The actuator arm assembly 18 includes a transducer 20 (or head) mounted to a flexure arm 22 which is attached to an actuator arm 24 that can rotate about a pivot bearing assembly 26. The actuator arm assembly 18 also includes a voice coil motor 28 which moves the transducer 20 relative to the disk 12. The spin motor 14, and actuator arm assembly 18 are coupled to a number of electronic circuits 30 mounted to a printed circuit board 32. The electronic circuits 30 typically include a digital signal processor (DSP), a microprocessor-based controller and a random access memory (RAM) device.

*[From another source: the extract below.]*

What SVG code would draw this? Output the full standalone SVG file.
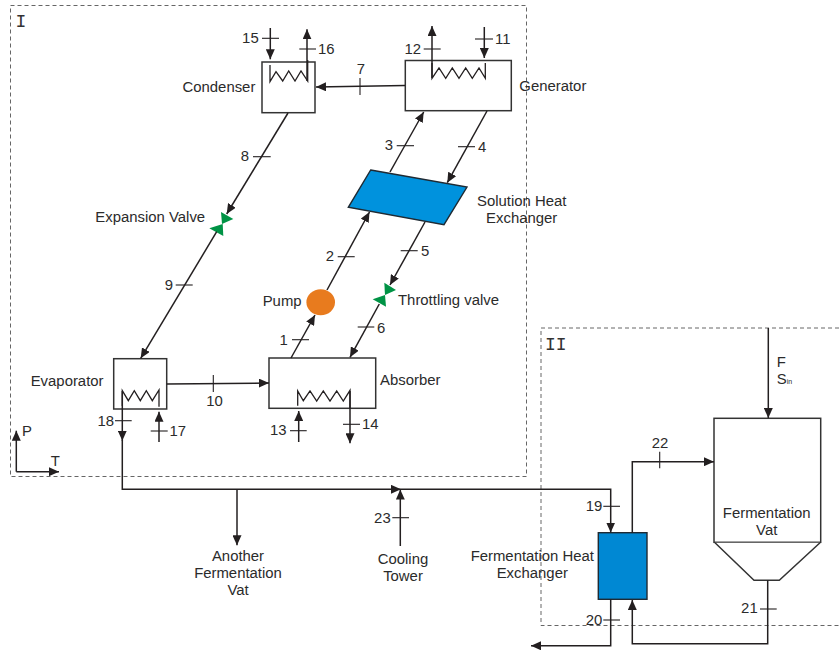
<svg xmlns="http://www.w3.org/2000/svg" width="839" height="653" viewBox="0 0 839 653">
<style>
text{font-family:"Liberation Sans",Arial,sans-serif;font-size:14.9px;fill:#2b2b2b}
.r{text-anchor:end}.m{text-anchor:middle}
.mono{font-family:"Liberation Mono","DejaVu Sans Mono",monospace;font-size:18px;fill:#333}
.l{fill:none;stroke:#231f20;stroke-width:1.5}
.a{marker-end:url(#arrow)}
.t{fill:none;stroke:#231f20;stroke-width:1.1}
.b{fill:#fff;stroke:#333;stroke-width:1.5}
.c{fill:none;stroke:#231f20;stroke-width:1.3}
.d{fill:none;stroke:#666;stroke-width:1;stroke-dasharray:4 3}
.hx{stroke:#1f2a33;stroke-width:1.4}
.v{fill:#009345}
</style>
<defs>
<marker id="arrow" markerUnits="userSpaceOnUse" markerWidth="10" markerHeight="9" refX="10" refY="4.500" orient="auto">
<path d="M0,0L10,4.500L0,9z" fill="#231f20"/>
</marker>
</defs>
<g id="boundaries">
<rect class="d" x="10.500" y="5.500" width="516" height="471"/>
<path class="d" d="M839,328H541V625.500H839"/>
<text class="mono" x="15.500" y="27">I</text>
<text class="mono" x="545" y="350">II</text>
</g>
<g id="condenser">
<rect class="b" x="262" y="62" width="53" height="50.700"/>
<path class="c" d="M270,65V81.700L276,71.700L282.700,81L288.700,71L295,81L301,71L307.700,81V60"/>
<text x="182.500" y="91.700">Condenser</text>
</g>
<g id="generator">
<rect class="b" x="405.300" y="60.500" width="106" height="50.200"/>
<path class="c" d="M432,63V78.300L439,68L445.700,78.300L452.300,68L459,78.300L465.700,68L472.300,78.300L479,68L485.300,78.300V63"/>
<text x="519.300" y="90.700">Generator</text>
</g>
<g id="solution-heat-exchanger">
<path class="hx" fill="#0092dd" d="M370.700,170L467,187L444,224.700L348.300,207.300z"/>
<text class="m" x="521.700" y="206">Solution Heat</text>
<text class="m" x="521.700" y="222.700">Exchanger</text>
</g>
<g id="expansion-valve">
<path class="v" d="M221,212L233.300,219L222,224z"/>
<path class="v" d="M209.300,228.300L222.700,224L223.300,236z"/>
<text x="95.300" y="222">Expansion Valve</text>
</g>
<g id="throttling-valve">
<path class="v" d="M384.300,282.700L396,290L385,295z"/>
<path class="v" d="M372.700,299.300L385,295L386,306.700z"/>
<text x="398" y="304.700">Throttling valve</text>
</g>
<g id="pump">
<ellipse cx="320.700" cy="302.300" rx="14.300" ry="13" fill="#e87b1e"/>
<text x="262.700" y="306">Pump</text>
</g>
<g id="evaporator">
<rect class="b" x="113.700" y="358.700" width="53" height="50.300"/>
<path class="c" d="M122.300,406V390.700L128.300,400.700L134.300,390.700L140.300,400.700L146.300,390.700L152.300,400.700L159,390V406.700"/>
<text x="30.700" y="385.700">Evaporator</text>
</g>
<g id="absorber">
<rect class="b" x="269" y="358" width="106.700" height="50.300"/>
<path class="c" d="M297.700,405.700V391L303.300,400.700L310,391L316.700,401L323.300,391L330,401L336.700,391L343.300,401L350,390.300V408"/>
<text x="380" y="385.300">Absorber</text>
</g>
<g id="fermentation-heat-exchanger">
<rect class="hx" fill="#0088d3" x="598.300" y="532.700" width="48.700" height="66.600"/>
<text class="m" x="532.300" y="561.300">Fermentation Heat</text>
<text class="m" x="532.300" y="578.300">Exchanger</text>
</g>
<g id="fermentation-vat">
<rect class="b" x="714" y="418.300" width="106.700" height="124"/>
<path class="b" d="M715,542.700L754,580.300H779.300L820,542.700"/>
<text class="m" x="766.700" y="517.700">Fermentation</text>
<text class="m" x="766.700" y="535">Vat</text>
</g>
<g id="another-fermentation-vat">
<text class="m" x="238" y="561.300">Another</text>
<text class="m" x="238" y="578.300">Fermentation</text>
<text class="m" x="238" y="595">Vat</text>
</g>
<g id="cooling-tower">
<text class="m" x="403" y="564.300">Cooling</text>
<text class="m" x="403" y="580.700">Tower</text>
</g>
<g id="axes">
<path class="l a" d="M16.300,471.700V430.700"/>
<path class="l a" d="M16.300,471.700H59"/>
<text x="22" y="435.700">P</text>
<text x="50.700" y="465.700">T</text>
</g>
<g id="connectors">
<path class="l a" d="M405,85.500L316,87"/><path class="t" d="M360,78V95"/>
<path class="l a" d="M288,113L226.700,214"/><path class="t" d="M253,156.700H270.700"/>
<path class="l a" d="M216.700,231.700L140.700,358.300"/><path class="t" d="M175.700,285H192.700"/>
<path class="l a" d="M166.700,384L269,383"/><path class="t" d="M213.300,375V392"/>
<path class="l a" d="M291,358L315,315"/><path class="t" d="M292,339.700H309"/>
<path class="l a" d="M327,290L369.500,212"/><path class="t" d="M337.700,256.700H354.700"/>
<path class="l a" d="M390,172L423.700,112"/><path class="t" d="M396.700,145.700H414"/>
<path class="l a" d="M487,111L447.300,182.700"/><path class="t" d="M458,146.700H475"/>
<path class="l a" d="M425,222L390,285"/><path class="t" d="M400.700,250.700H417.700"/>
<path class="l a" d="M379.300,304L350,357.300"/><path class="t" d="M357.700,327H374.300"/>
<path class="l a" d="M270.300,28V59.300"/><path class="t" d="M262,38.300H279"/>
<path class="l a" d="M307,81V29.300"/><path class="t" d="M299.300,49H316"/>
<path class="l a" d="M432,78V26"/><path class="t" d="M423.700,49H440.700"/>
<path class="l a" d="M484.300,27V58"/><path class="t" d="M475,39H493"/>
<path class="l a" d="M159,442V411.700"/><path class="t" d="M150.700,431H167.700"/>
<path class="l a" d="M122.300,391V440.700"/><path class="t" d="M115,420.700H131.700"/>
<path class="l a" d="M298.700,442V411"/><path class="t" d="M290,430.700H306.700"/>
<path class="l a" d="M350,391V443.300"/><path class="t" d="M343,424.300H360"/>
<path class="l a" d="M122.300,440V489.300H401"/>
<path class="l a" d="M401,489.300H610.700V532.500"/><path class="t" d="M603.300,506.300H620"/>
<path class="l a" d="M237,489.300V545.300"/>
<path class="l a" d="M400.300,546V489.600"/><path class="t" d="M392.300,517.700H409"/>
<path class="l a" d="M632.300,533V461.700H714"/><path class="t" d="M659.700,451.700V468.300"/>
<path class="l a" d="M768.300,328V418"/>
<path class="l a" d="M610.700,599.300V645.800H531"/><path class="t" d="M603.300,620H620"/>
<path class="l a" d="M767.700,580.300V643.700H632.300V600"/><path class="t" d="M760,609H776.700"/>
</g>
<g id="labels">
<text x="776.700" y="366.700">F</text>
<text x="776.700" y="384">S<tspan font-size="7">in</tspan></text>
<text class="r" x="287.700" y="345">1</text>
<text class="r" x="334" y="261">2</text>
<text class="r" x="393" y="150">3</text>
<text x="478" y="152">4</text>
<text x="421" y="256">5</text>
<text x="377" y="332.700">6</text>
<text class="m" x="361" y="74">7</text>
<text class="r" x="249" y="161">8</text>
<text class="r" x="173" y="290">9</text>
<text class="m" x="214.500" y="405.700">10</text>
<text x="495" y="44">11</text>
<text class="r" x="421" y="54">12</text>
<text class="r" x="286.500" y="434.700">13</text>
<text x="362" y="429.300">14</text>
<text class="r" x="258.700" y="42.700">15</text>
<text x="318" y="54.300">16</text>
<text x="169.500" y="435.700">17</text>
<text class="r" x="114" y="426">18</text>
<text class="r" x="602.300" y="510.700">19</text>
<text class="r" x="602.300" y="624.700">20</text>
<text class="r" x="757.700" y="613.300">21</text>
<text class="m" x="660" y="448">22</text>
<text class="r" x="390.700" y="522.700">23</text>
</g>
</svg>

Referring now to the illustration of FIG. 2, the disk stack 12 typically includes a plurality of data storage disks 34, each of which may have a pair of disk surfaces 36, 36. The disks 34 are mounted on a cylindrical shaft and are designed to rotate about axis 38. The spindle motor 14 as mentioned above, rotates the disk stack 12. Although the disks 34 are described as magnetic disks for purposes of illustration, they may alternatively be optical disks or any other type of storage disk which can store data thereon.
Referring now to the illustration of FIGS. 1 and 3, the actuator arm assembly 18 includes a plurality of the transducers 20, each of which correspond to one of the disk surfaces 36. Each transducer 20 is mounted to a corresponding flexure arm 22 which is attached to a corresponding portion of the actuator arm 24 that can rotate about the pivot bearing assembly 26. The VCM 28 operates to move the actuator arm 24, and thus moves the transducers 20 relative to their respective disk surfaces 36. The transducers 20 are configured to fly adjacent to the disk surfaces 36 on air bearings.
Although the disk stack 12 is illustrated as having a plurality of disks 34, it may instead contain a single disk 34, with the actuator arm assembly 18 having a corresponding single actuator arm 24.
FIG. 4 further illustrates one of the disks 34. Data is stored on the disk 34 within a number of concentric tracks 40 (or cylinders). Each track is divided into a plurality of radially extending sectors 42 on the disk 34. Each sector 42 is further divided into a servo sector 44 and a data sector 46. The servo sectors 44 of the disk 34 are used to, among other things, accurately position the transducer 20 so that data can be properly written onto and read from the disk 34. The data sectors 46 are where non-servo related data (i.e., user data) is stored and retrieved. Such data, upon proper conditions, may be overwritten.
To accurately write data to and read data from the data sectors 46 of the disk 34, it is desirable to maintain the transducer 20 at a relatively fixed position with respect to a centerline of a designated track 40 during writing and reading operations (called a track following operation). To assist in controlling the position of the transducer 20 relative to the tracks 40, the servo sectors 44 contain, among other things, servo information in the form of servo burst patterns that include one or more groups of servo bursts, as is well-known in the art.
Various characteristics that are associated with the disk drive 10 can affect its ability to accurately write data on the disk 34. For example, air density can affect the flying height of the transducer 20 over the disk 34, dust/debris on the disk 34 can affect the sensitivity of the communicative coupling between the transducer 20 and the disk 34, and temperature can affect the reliability and operation of various components of the disk drive 10.